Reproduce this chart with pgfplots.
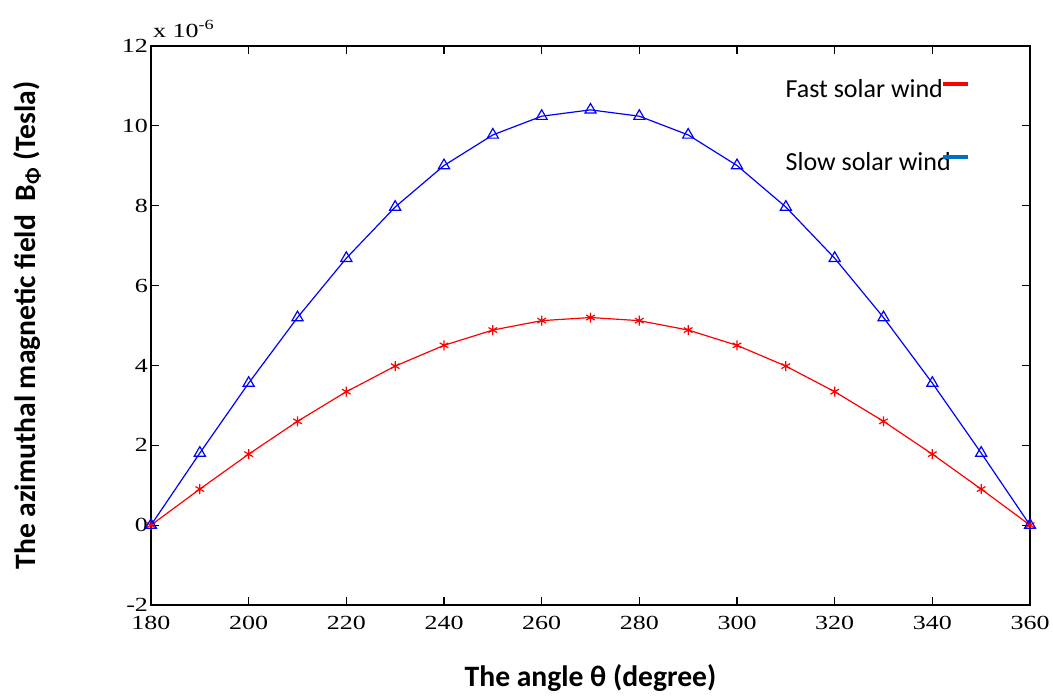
\documentclass[border=0pt]{standalone}
\usepackage{fontspec}
\setmainfont{Liberation Serif}
\newfontfamily\carlito{Carlito}
\usepackage{pgfplots}
\pgfplotsset{compat=1.18}
\definecolor{legblue}{RGB}{0,112,192}
\begin{document}
\begin{tikzpicture}
\begin{axis}[
  scale only axis,
  width=439.5pt, height=279.5pt,
  xmin=180, xmax=360, ymin=-2, ymax=12,
  xtick={180,200,...,360}, ytick={-2,0,...,12},
  tick align=inside, major tick length=4pt,
  axis line style={line width=0.8pt},
  every tick/.style={black, line width=0.6pt},
  tick label style={font=\fontsize{10}{12}\selectfont},
  xticklabel={\scalebox{1.3}[1]{\pgfmathprintnumber[assume math mode=true]{\tick}}},
  yticklabel={\scalebox{1.3}[1]{\pgfmathprintnumber[assume math mode=true]{\tick}}},
  xticklabel style={yshift=-2pt},
  yticklabel style={xshift=2pt},
  scaled y ticks=false,
  xlabel={\carlito\bfseries The angle θ (degree)},
  ylabel={\carlito\bfseries The azimuthal magnetic field\ \ B\textsubscript{Φ} (Tesla)},
  label style={font=\fontsize{14.8}{17}\selectfont},
  xlabel style={at={(axis description cs:0.5,-0.1449)}, anchor=base},
  ylabel style={at={(axis description cs:-0.141,0.5)}, anchor=center},
  legend plot pos=right,
  legend cell align=left,
  legend style={draw=none, fill=none, at={(axis description cs:0.717,0.948)}, anchor=north west,
    font=\carlito\fontsize{13}{15}\selectfont, row sep=22pt, inner sep=0pt},
  legend image code/.code={\draw[overlay, line width=1.6pt, #1] (-6pt,3pt) -- (6.5pt,3pt); \path[draw=none, fill=none] (0pt,0pt) rectangle (6.5pt,6pt);},
  clip=false,
]
\addplot[red, line width=0.6pt, mark=asterisk, mark size=2.5pt, forget plot] coordinates {
(180,0) (190,0.903) (200,1.778) (210,2.600) (220,3.342) (230,3.983) (240,4.503)
(250,4.886) (260,5.121) (270,5.200) (280,5.121) (290,4.886) (300,4.503) (310,3.983)
(320,3.342) (330,2.600) (340,1.778) (350,0.903) (360,0)};
\addplot[blue, line width=0.6pt, mark=triangle, mark size=3.2pt, mark options={solid}, forget plot] coordinates {
(180,0) (190,1.806) (200,3.557) (210,5.200) (220,6.685) (230,7.967) (240,9.007)
(250,9.773) (260,10.242) (270,10.400) (280,10.242) (290,9.773) (300,9.007) (310,7.967)
(320,6.685) (330,5.200) (340,3.557) (350,1.806) (360,0)};
\addlegendimage{red}
\addlegendentry{Fast solar wind}
\addlegendimage{legblue}
\addlegendentry{Slow solar wind}
\node[anchor=base west, inner sep=0pt, font=\fontsize{10}{12}\selectfont] at (axis description cs:0.002,1.016) {\scalebox{1.3}[1]{x 10\textsuperscript{-6}}};
\end{axis}
\path (current axis.south west) ++(-75.5pt,-45pt) coordinate (bbA);
\path (current axis.north east) ++(11.5pt,23pt) coordinate (bbB);
\pgfresetboundingbox
\useasboundingbox (bbA) rectangle (bbB);
\end{tikzpicture}
\end{document}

__Problem details__. Repeat the data exactly, dropping every picture it holds.

__Task result__.
Reproduce this chart with pgfplots.
\documentclass[border=0pt]{standalone}
\usepackage{fontspec}
\setmainfont{Liberation Serif}
\newfontfamily\carlito{Carlito}
\usepackage{pgfplots}
\pgfplotsset{compat=1.18}
\definecolor{legblue}{RGB}{0,112,192}
\begin{document}
\begin{tikzpicture}
\begin{axis}[
  scale only axis,
  width=439.5pt, height=279.5pt,
  xmin=180, xmax=360, ymin=-2, ymax=12,
  xtick={180,200,...,360}, ytick={-2,0,...,12},
  tick align=inside, major tick length=4pt,
  axis line style={line width=0.8pt},
  every tick/.style={black, line width=0.6pt},
  tick label style={font=\fontsize{10}{12}\selectfont},
  xticklabel={\scalebox{1.3}[1]{\pgfmathprintnumber[assume math mode=true]{\tick}}},
  yticklabel={\scalebox{1.3}[1]{\pgfmathprintnumber[assume math mode=true]{\tick}}},
  xticklabel style={yshift=-2pt},
  yticklabel style={xshift=2pt},
  scaled y ticks=false,
  xlabel={\carlito\bfseries The angle θ (degree)},
  ylabel={\carlito\bfseries The azimuthal magnetic field\ \ B\textsubscript{Φ} (Tesla)},
  label style={font=\fontsize{14.8}{17}\selectfont},
  xlabel style={at={(axis description cs:0.5,-0.1449)}, anchor=base},
  ylabel style={at={(axis description cs:-0.141,0.5)}, anchor=center},
  legend plot pos=right,
  legend cell align=left,
  legend style={draw=none, fill=none, at={(axis description cs:0.717,0.948)}, anchor=north west,
    font=\carlito\fontsize{13}{15}\selectfont, row sep=22pt, inner sep=0pt},
  legend image code/.code={\draw[overlay, line width=1.6pt, #1] (-6pt,3pt) -- (6.5pt,3pt); \path[draw=none, fill=none] (0pt,0pt) rectangle (6.5pt,6pt);},
  clip=false,
]
\addplot[red, line width=0.6pt, mark=asterisk, mark size=2.5pt, forget plot] coordinates {
(180,0) (190,0.903) (200,1.778) (210,2.600) (220,3.342) (230,3.983) (240,4.503)
(250,4.886) (260,5.121) (270,5.200) (280,5.121) (290,4.886) (300,4.503) (310,3.983)
(320,3.342) (330,2.600) (340,1.778) (350,0.903) (360,0)};
\addplot[blue, line width=0.6pt, mark=triangle, mark size=3.2pt, mark options={solid}, forget plot] coordinates {
(180,0) (190,1.806) (200,3.557) (210,5.200) (220,6.685) (230,7.967) (240,9.007)
(250,9.773) (260,10.242) (270,10.400) (280,10.242) (290,9.773) (300,9.007) (310,7.967)
(320,6.685) (330,5.200) (340,3.557) (350,1.806) (360,0)};
\addlegendimage{red}
\addlegendentry{Fast solar wind}
\addlegendimage{legblue}
\addlegendentry{Slow solar wind}
\node[anchor=base west, inner sep=0pt, font=\fontsize{10}{12}\selectfont] at (axis description cs:0.002,1.016) {\scalebox{1.3}[1]{x 10\textsuperscript{-6}}};
\end{axis}
\path (current axis.south west) ++(-75.5pt,-45pt) coordinate (bbA);
\path (current axis.north east) ++(11.5pt,23pt) coordinate (bbB);
\pgfresetboundingbox
\useasboundingbox (bbA) rectangle (bbB);
\end{tikzpicture}
\end{document}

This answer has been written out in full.